If you enjoyed this post there are a few more in this series:

Bray on Scripture: Experiencing God’s Love

Gerald BrayThe denomination I belong to has been labelled many less than positive things. In fact, I was recently asked about a written statement I made in 2016, where I called REACH “exclusive and condescending.” Presiding bishop, if you are reading this, I still love our denomination. But returning to what other people have called REACH, I’ve heard: dry, cerebral, bland and academic. And that was just this past week. While these descriptions are true to varying degrees, another label I wear proudly is that we are bibliocentric. Though some Christians are irked by our staunch commitment to biblical preaching and teaching, it is a mistake to conflate being fully persuaded about the centrality of the Bible with boring bookishness. Previous posts in this series have argued that without Scripture we will worship idols; Spirit filled ministry is Bible saturated ministry; and God’s Word is sufficient to sustain faith. I hope those older posts went some way towards persuading my readers that the Bible is a staple for the Christian life, now I want to challenge believers who know that but no longer delight in reading God’s Word. In other words, knowing about the Bible is not the same as treasuring it because we experience God himself when it is read and preached.

In God is Love, Gerald Bray writes, “Scripture is the language of God’s love for his people, and if it does not speak to the soul, then it is not doing what we ought to expect from the Word of God. Ultimately, the Bible points us to an experience of God that lies beyond itself but which it confirms and supports as the standard against which everything else must be judged.” Bray makes two linked points: firstly, our expectation when we read the Bible should be that we will not only learn of but experience God’s love, for his words speak to our hearts; secondly, this does render the Bible less than authoritative or objective, so while we encounter God in his words we must also pay attention to what he says. This can be illustrated with the conversations we have every day: someone is behind speech so I cannot divorce what is being said from who is saying it. Conversation is personal. This is no less true of Scripture than it is of speaking to my neighbour. Bray wants us to remember that behind the Bible is a lover, the God we were made to enjoy and delight in. Studying the Bible is therefore where we experience the love of God, as he addresses us and answers our hearts’ longings. We would do well to approach our devotional reading or the preached Word on Sundays with that expectation, for “the Bible points us to an experience of God that lies beyond itself,” which brings us to another point Bray makes.
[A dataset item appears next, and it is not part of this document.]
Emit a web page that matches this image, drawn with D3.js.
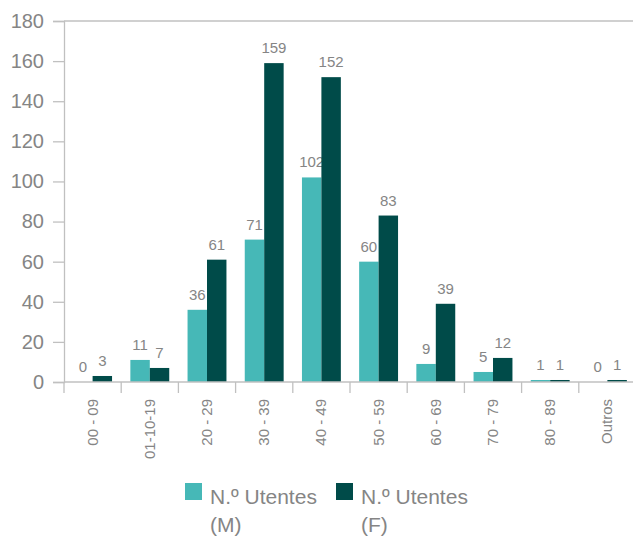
<!DOCTYPE html>
<html><head><meta charset="utf-8">
<script src="https://cdn.jsdelivr.net/npm/d3@7"></script>
<style>body{margin:0;background:#fff}svg{display:block;font-family:"Liberation Sans",Arial,sans-serif}</style>
</head><body><svg id="c" width="633" height="536"></svg>
<script>
const categories = ["00 - 09","01-10-19","20 - 29","30 - 39","40 - 49","50 - 59","60 - 69","70 - 79","80 - 89","Outros"];
const seriesM = [0,11,36,71,102,60,9,5,1,0];
const seriesF = [3,7,61,159,152,83,39,12,1,1];
const seriesNames = ["N.º Utentes (M)","N.º Utentes (F)"];
const yTicks = [0,20,40,60,80,100,120,140,160,180];
const colors = ["#46b8b7","#004b49"];

const svg = d3.select("#c");
const x0 = 64, x1 = 636, yTop = 21, yBot = 382;
const x = d3.scaleBand().domain(categories).range([x0,x1]).paddingInner(0.32).paddingOuter(0.16);
const xs = d3.scaleBand().domain([0,1]).range([0,x.bandwidth()]);
const y = d3.scaleLinear().domain([0,180]).range([yBot,yTop]);
const axisCol = "#c0c0c0", textCol = "#858585";

// top line at 180
svg.append("line").attr("x1",x0).attr("x2",x1).attr("y1",y(180)).attr("y2",y(180)).attr("stroke",axisCol).attr("stroke-width",1.3);

// y axis
const ya = svg.append("g").attr("transform",`translate(${x0},0)`)
  .call(d3.axisLeft(y).tickValues(yTicks).tickSize(11).tickPadding(9));
ya.select(".domain").attr("stroke",axisCol).attr("stroke-width",1.3);
ya.selectAll(".tick line").attr("stroke",axisCol).attr("stroke-width",1.3);
ya.selectAll("text").attr("fill",textCol).style("font-size","20px").attr("font-family",null);

// bars
const data = categories.map((c,i)=>({c, v:[seriesM[i],seriesF[i]]}));
const g = svg.append("g");
data.forEach(d=>{
  d.v.forEach((v,k)=>{
    const bx = x(d.c)+xs(k);
    g.append("rect").attr("x",bx).attr("width",xs.bandwidth()).attr("y",y(v)).attr("height",yBot-y(v)).attr("fill",colors[k]);
    g.append("text").attr("x",bx+xs.bandwidth()/2).attr("y",y(v)-10).attr("text-anchor","middle")
      .attr("fill",textCol).style("font-size","15px").text(v);
  });
});

// x axis
const xTickScale = d3.scalePoint().domain(d3.range(categories.length+1)).range([x0,x1]);
const xa = svg.append("g").attr("transform",`translate(0,${yBot})`);
xa.append("line").attr("x1",x0).attr("x2",x1).attr("stroke",axisCol).attr("stroke-width",1.3);
xa.selectAll("line.t").data(d3.range(categories.length)).join("line").attr("class","t")
  .attr("x1",d=>xTickScale(d)).attr("x2",d=>xTickScale(d)).attr("y1",0).attr("y2",11).attr("stroke",axisCol).attr("stroke-width",1.3);
xa.selectAll("text").data(categories).join("text")
  .attr("transform",d=>`translate(${x(d)+x.bandwidth()/2+5},17) rotate(-90)`)
  .attr("text-anchor","end").attr("fill",textCol).style("font-size","15px").text(d=>d);

// legend
const leg = [{x:185,col:colors[0],l1:"N.º Utentes",l2:"(M)"},{x:336,col:colors[1],l1:"N.º Utentes",l2:"(F)"}];
leg.forEach((L,i)=>{
  svg.append("rect").attr("x",L.x).attr("y",483).attr("width",17).attr("height",17).attr("fill",L.col);
  svg.append("text").attr("x",L.x+25).attr("y",504).attr("fill",textCol).style("font-size","21px").text(seriesNames[i].split(" (")[0]);
  svg.append("text").attr("x",L.x+25).attr("y",532).attr("fill",textCol).style("font-size","21px").text("("+seriesNames[i].split(" (")[1]);
});
</script></body></html>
Even though Christians reject the idea of holy or sacred objects “there is Holy Scripture because the Word of God is present in it, proclaimed by it, and made efficacious thought it.” Similarly to the previous point, Bray writes, “We treasure his words…because we sense his presence in them.” If it is true that behind the affectionate words found in Scripture is a person then we must affirm that he is present when they are read. Sadly many Christians today limp between Sunday highs, ecstatically powerful times of worship, which usually means the band was tight. But if we understand the points Bray is making we would forget such a limited view of God’s presence and exchange it for a more biblical understanding and expectation. We are not merely hearing the words of God when the Bible is read we are being invited, or ushered, into his presence by those very words. God is no more present in the spine tingling atmospheres many churches manufacture than he is when the plain Word is read. When we open the Bible and seek God’s presence in his speech we can actually experience him in a way that far surpasses engineered emotions. If only we believed this when we opened our Bibles.